Though I am guilty of using it from time to time, I’ve never particularly cared for the word “productivity,” which is defined as (1) the “quality of being productive,” and (2) the “rate of output per unit.”While it’s easy to imagine how to control for output in certain contexts — say, turning out 100 widgets of equal quality from your factory each day — it’s much more difficult to guarantee that you’ll write 10 pages of exactly equal quality for your novel each day.

In other words, all work is not created equal. Willing yourself to suck it up and make that client call or do that distasteful admin task is one kind of work (very controllable), while pushing through a creative block to give something new to the world is another entirely (less controllable).

Which is why I want to share a wonderful passage I recently discovered in Lewis Hyde’s classic book The Gift: Creativity and the Artist in the Modern World, wherein he makes an elegant distinction between “work” and “creative labor”:

Work is what we do by the hour.
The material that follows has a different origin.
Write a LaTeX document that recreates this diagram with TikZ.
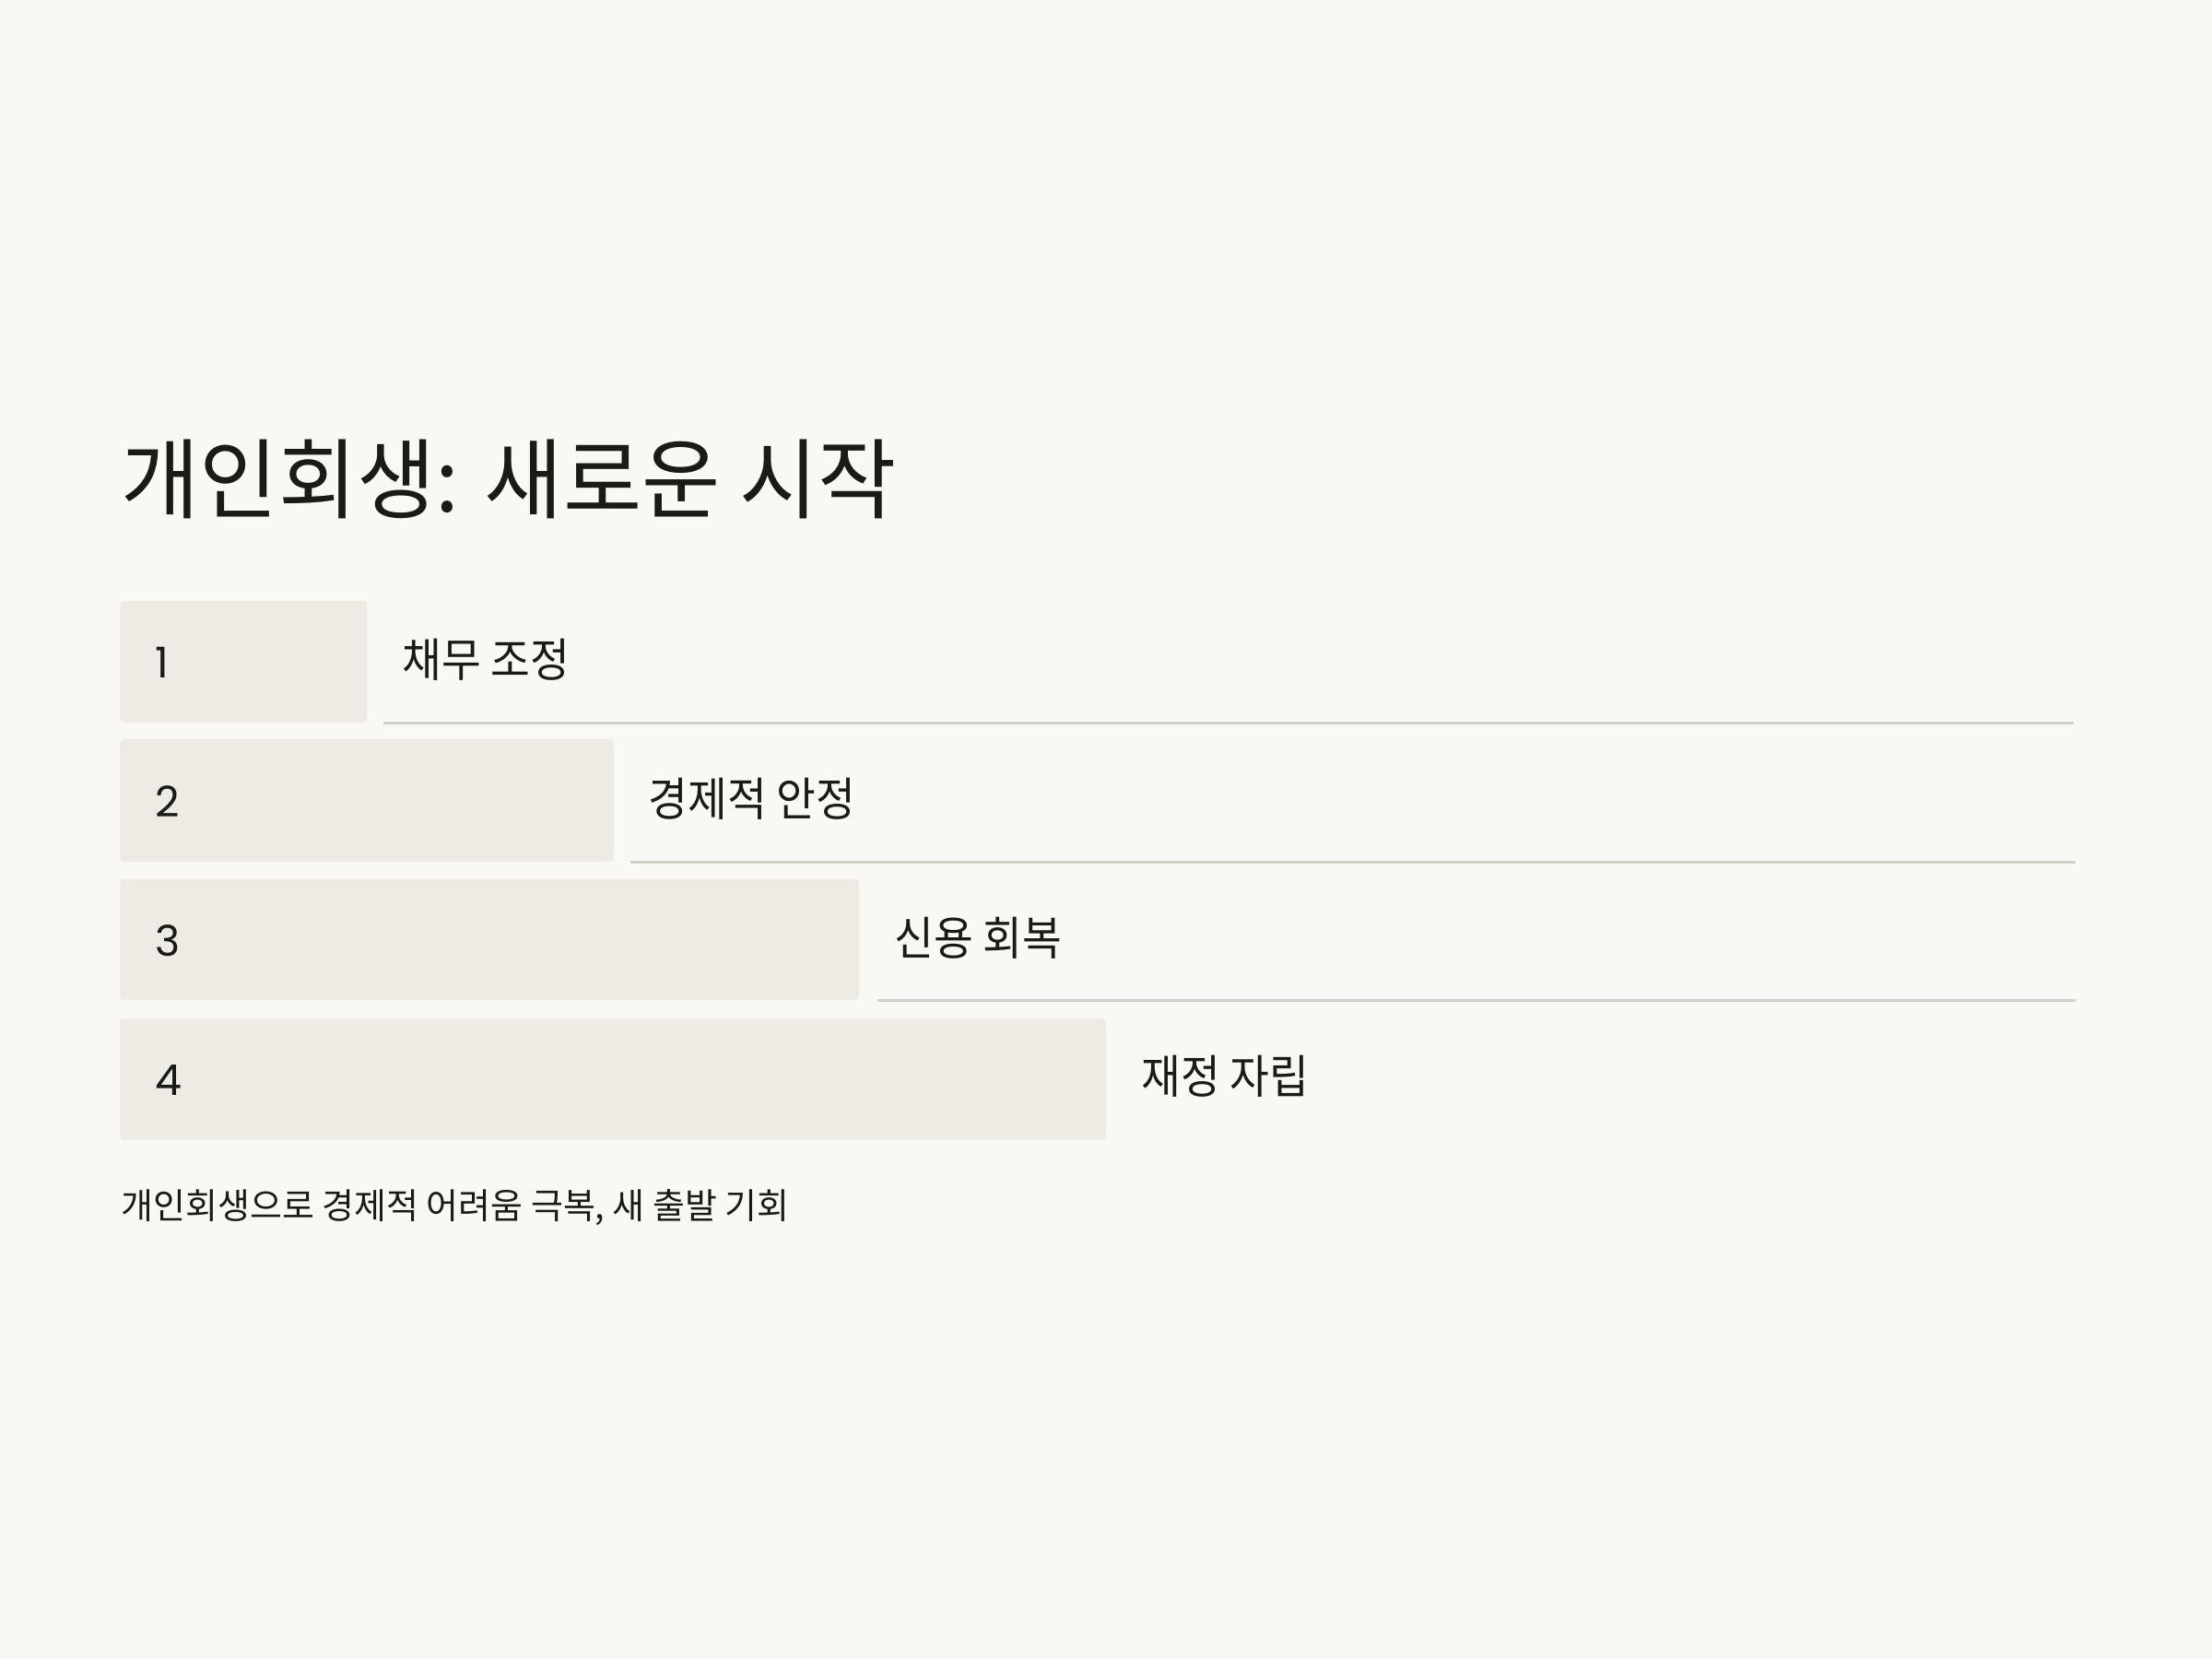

It begins and, if possible, we do it for money. Welding car bodies on an assembly line is work; washing dishes, computing taxes, walking the rounds in a psychiatric ward, picking asparagus–these are work. Labor, on the other hand, sets its own pace. We may get paid for it, but it’s harder to quantify… Writing a poem, raising a child, developing a new calculus, resolving a neurosis, invention in all forms — these are labors.Work is an intended activity that is accomplished through the will. A labor can be intended but only to the extent of doing the groundwork, or of not doing things that would clearly prevent the labor. Beyond that, labor has its own schedule.

[Hyde closes with this striking footnote.]
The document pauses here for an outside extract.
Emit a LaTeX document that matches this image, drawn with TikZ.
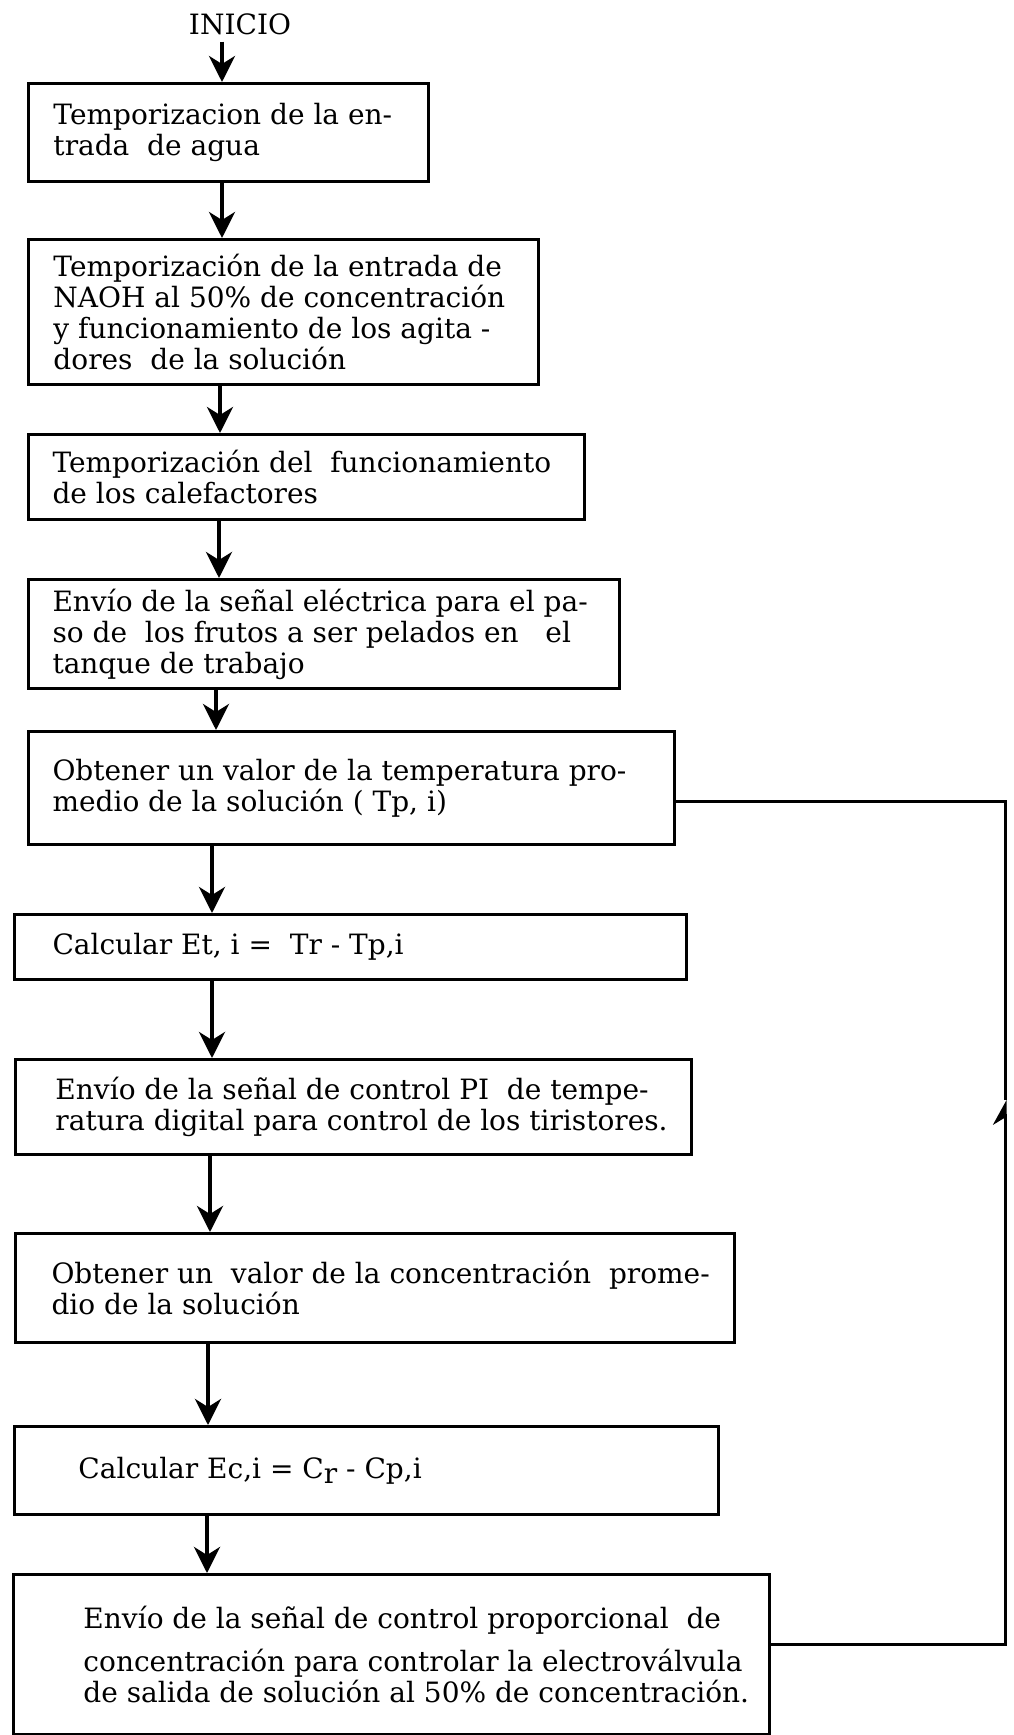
\documentclass[tikz,border=0pt]{standalone}
\usepackage{fontspec}
\setmainfont{DejaVu Serif}
\usetikzlibrary{
	arrows.meta		% Stealth style arrow heads
}
% Text of a box, set in from the left border by #2, with #1 of space below it
\newcommand{\steptext}[3][0pt]{\leftskip=#2 #3\\[#1]}

\begin{document}
\begin{tikzpicture}[
		x=0.5pt, y=-0.5pt
		, stepbox/.style={draw, line width=1.5pt, anchor=north west, align=flush left,
			inner xsep=0pt, inner ysep=2pt, font=\fontsize{14}{15.5}\selectfont}
		, flow/.style={-{Stealth[length=13pt, width=13pt, inset=4pt]}, line width=2pt}
		, back/.style={line width=1.5pt}
	]
	\useasboundingbox (0,0) rectangle (1013,1735);

	% Start label
	\node[font=\fontsize{14}{15}\selectfont] (inicio) at (240,24) {INICIO};

	% The steps of the process, top to bottom
	\node[stepbox, text width=200pt, minimum height=49pt] (agua) at (27,82)
		{\steptext{12.5pt}{Temporizacion de la en-\\trada~ de agua}};
	\node[stepbox, text width=255pt, minimum height=72.5pt] (naoh) at (27,238)
		{\steptext{12.5pt}{Temporización de la entrada de\\NAOH al 50\% de concentración\\y funcionamiento de los agita -\\dores~ de la solución}};
	\node[stepbox, text width=278pt, minimum height=42.5pt] (calef) at (27,433)
		{\steptext{12pt}{Temporización del~ funcionamiento\\de los calefactores}};
	\node[stepbox, text width=295.5pt, minimum height=54.5pt] (frutos) at (27,578)
		{\steptext{12pt}{Envío de la señal eléctrica para el pa-\\so de~ los frutos a ser pelados en~~ el\\tanque de trabajo}};
	\node[stepbox, text width=323pt, minimum height=56.5pt] (tempmed) at (27,730)
		{\steptext[8pt]{12pt}{Obtener un valor de la temperatura pro-\\medio de la solución ( Tp, i)}};
	\node[stepbox, text width=336pt, minimum height=32.5pt] (errtemp) at (13,913)
		{\steptext{19pt}{Calcular Et, i = ~Tr - Tp,i}};
	\node[stepbox, text width=338pt, minimum height=47.5pt] (ctrltemp) at (14,1058)
		{\steptext{20pt}{Envío de la señal de control PI~ de tempe-\\ratura digital para control de los tiristores.}};
	\node[stepbox, text width=359.5pt, minimum height=54.5pt] (concmed) at (14,1232)
		{\steptext[4pt]{18pt}{Obtener un~ valor de la concentración~ prome-\\dio de la solución}};
	\node[stepbox, text width=352pt, minimum height=44pt] (errconc) at (13,1425)
		{\steptext{32pt}{Calcular Ec,i = C\raisebox{-0.35ex}{r} - Cp,i}};
	\node[stepbox, text width=378pt, minimum height=80pt] (ctrlconc) at (12,1573)
		{\steptext{35pt}{Envío de la señal de control proporcional~ de\\[6pt]concentración para controlar la electroválvula\\de salida de solución al 50\% de concentración.}};

	% Arrows from one step to the next
	\draw[flow] (inicio.south -| 222,0) -- (agua.north -| 222,0);
	\foreach \from/\to/\col in {agua/naoh/222, naoh/calef/220, calef/frutos/219, frutos/tempmed/216,
		tempmed/errtemp/212, errtemp/ctrltemp/212, ctrltemp/concmed/210, concmed/errconc/208, errconc/ctrlconc/207} {
		\coordinate (col) at (\col,0);
		\draw[flow] (\from.south -| col) -- (\to.north -| col);
	};

	% Return line from the last step back to the temperature reading
	\coordinate (ret) at (1005,0);
	\coordinate (retmid) at (1005,1100);
	\draw[back, -{Stealth[harpoon, length=11pt, width=12pt]}] ([yshift=5pt]ctrlconc.east) -- ([yshift=5pt]ctrlconc.east -| ret) -- (retmid);
	\draw[back] (retmid) -- ([yshift=-6.75pt]tempmed.east -| ret) -- ([yshift=-6.75pt]tempmed.east);
\end{tikzpicture}
\end{document}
There is no technology, no time-saving device that can alter the rhythms of creative labor. When the worth of labor is expressed in terms of exchange value, therefore, creativity is automatically devalued every time there is an advance in the technology of work.

As creative professionals, it’s easy to confuse “work” and “labor” — both are a regular part of our everyday. But when we confuse one for the other, we create the illusion that “creative labor” can be willed, managed, or measured, when, in fact, it can only really be, as Hyde points out, beckoned.

We can do much to create the time, the space, and the expertise that lead to incredible creative work. But there is no silver bullet; there is no “time-saving device” or productivity system that is going to alter the rhythm of invention.

Sometimes we’re better off accepting that certain processes can’t be rushed. Then we can set aside the accomplish, accomplish, accomplish mindset of willpower, and find the stillness that will help us move forward.